Journalists discuss impact of 9/11 attacks on newsrooms at panel

As part of Carnegie Mellon’s memorial of the Sept. 11, 2001, terrorist attacks, a special panel event was held on Friday titled “Media Memories: 9/11 Scribes.” Held in the Singleton Room of Roberts Engineering Hall and hosted by the Carnegie Institute of Technology, the panel discussion looked back on the media coverage of the 9/11 attacks and analyzed how the event impacted newsrooms around the world.

CIT Dean Pradeep Khosla acted as the moderator for the event. The panel featured James Hagerty, news editor for The Wall Street Journal; Kevin Begos, supervising correspondent of the Associated Press; Rem Rieder, editor of the American Journalism Review; and Richard Snodgrass, author and photographer of An Uncommon Field, a book of photos and short prose on the temporary United Airlines Flight 93 memorial in Shanksville, Pa.

The panelists focused on the global lessons the nation learned from the tragic event, as well as how the landscape of journalism changed as a result.

While the event only lasted about an hour, the panelists were able to discuss in depth the impact 9/11 had on journalism.
Hagerty told the audience members the story of one of The Wall Street Journal’s reporters, Daniel Pearl. After the attacks occurred and the U.S. entered a war with Afghanistan, news organizations sent their journalists to go to combat zones; Pearl was one of these journalists. Unfortunately, Pearl was kidnapped by al Qaeda while in Pakistan and held for ransom. When their demands were not met, the kidnappers beheaded Pearl on video.

The other panelists had similar stories of tragedy. Snodgrass, during his individual talk, expressed to the audience how he felt when he first saw the Shanksville memorial. Before he saw it, he said he imagined it to be similar to Elvis Presley’s or Princess Diana’s memorials; he pictured the Shanksville memorial covered in flowers and small teddy bears. However, the sight he found was much different. He said, slightly tearing up, that the Shanksville memorial was “40 feet of fence” and a bare field.
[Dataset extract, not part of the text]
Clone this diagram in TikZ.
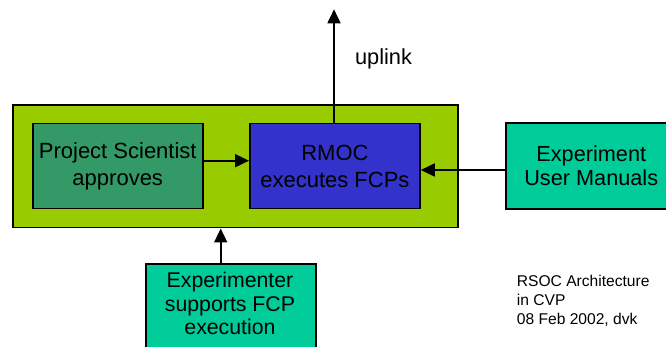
\documentclass[tikz,border=0pt]{standalone}
\usepackage{fontspec}
\setmainfont{Liberation Sans}
\usetikzlibrary{arrows.meta}
\definecolor{olive}{HTML}{99CC00}
\definecolor{psgreen}{HTML}{339966}
\definecolor{rmocblue}{HTML}{3333CC}
\definecolor{teal}{HTML}{00CC99}
\tikzset{
  block/.style={draw=black, line width=1.8pt, inner sep=0pt, anchor=north west},
  bigtext/.style={font=\fontsize{22}{26.7}\selectfont, align=center},
  arr/.style={line width=1.8pt, -{Triangle[length=14pt, width=13pt]}},
}
\begin{document}
\begin{tikzpicture}[x=1pt, y=-1pt]
\useasboundingbox (0,0) rectangle (666,347);

% enclosing ground segment block
\node[block, fill=olive, minimum width=445pt, minimum height=122.7pt] (ground) at (12,104) {};

\node[block, fill=psgreen, minimum width=170.3pt, minimum height=85pt, bigtext] (ps) at (31.7,122.7)
  {Project Scientist\\approves};
\node[block, fill=rmocblue, minimum width=170pt, minimum height=85pt, bigtext] (rmoc) at (249,122.7)
  {RMOC\\executes FCPs};

\node[block, fill=teal, minimum width=171.3pt, minimum height=86pt,
      font=\fontsize{21.7}{24}\selectfont, align=center] (eum) at (504.7,122.3)
  {Experiment\\User Manuals};

\node[block, fill=teal, minimum width=170pt, minimum height=95pt] (exp) at (145,263.3) {};
\node[font=\fontsize{21.3}{23.4}\selectfont, align=center, inner sep=0pt] (expt) at (230,303.5)
  {Experimenter\\supports FCP\\execution};

% connectors
\draw[arr] (ps.east |- 0,160.7) -- (rmoc.west |- 0,160.7);
\draw[arr] (eum.west |- 0,170) -- (rmoc.east |- 0,170);
\coordinate (up) at (334,9.3);
\draw[arr] (rmoc.north -| up) -- (up);
\draw[arr] (exp.north -| 220.7,0) -- (ground.south -| 220.7,0);

\node[font=\fontsize{21.8}{26}\selectfont, anchor=base, inner sep=0pt] (uplink) at (383.5,64.3) {uplink};

\node[font=\fontsize{15.6}{19.3}\selectfont, align=left, anchor=north west, inner sep=0pt] (note) at (516.7,274.5)
  {RSOC Architecture\\in CVP\\08 Feb 2002, dvk};
\end{tikzpicture}
\end{document}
Snodgrass then went into detail about why he wrote his book, An Uncommon Field, to specifically commemorate the Flight 93 passengers. He focused on what he saw as the passengers’ immense heroism. “Those people said, ‘No, you’re not going to do that.’ The heroes of [Flight] 93 weren’t trained; these were just people on a plane who said no,” Snodgrass said.

Throughout the discussion, the panelists stressed the importance of properly memorializing the 10th anniversary. “You need to walk the line between remembering and exploiting or wallowing in it [the tragedy]. Shed light, not horror,” Rieder said.
Each panel member agreed that it was essential to “use hero, not victim” when remembering the tragic event. “People want to remember something heroic, not vulnerability,” Snodgrass said, when asked about how the public’s memory of 9/11 would be shaped by the anniversary.

After each panelist gave personal input stories, Khosla opened the floor to questions. The first question was direct and straightforward: Would Americans ever allow a tragedy like 9/11 to happen again? “Since [Flight] 93, no one will get away with hijacking a plane,” Rieder said.

Most questions focused on how 9/11 would be treated differently by journalists and, if the attack had happened yesterday, how social media technology would have changed journalism’s reaction.

In addition to the panel, engineering students hosted a “Letters From Home” campaign, in which they collected thank-you notes and condolences for the families of Flight 93 passengers.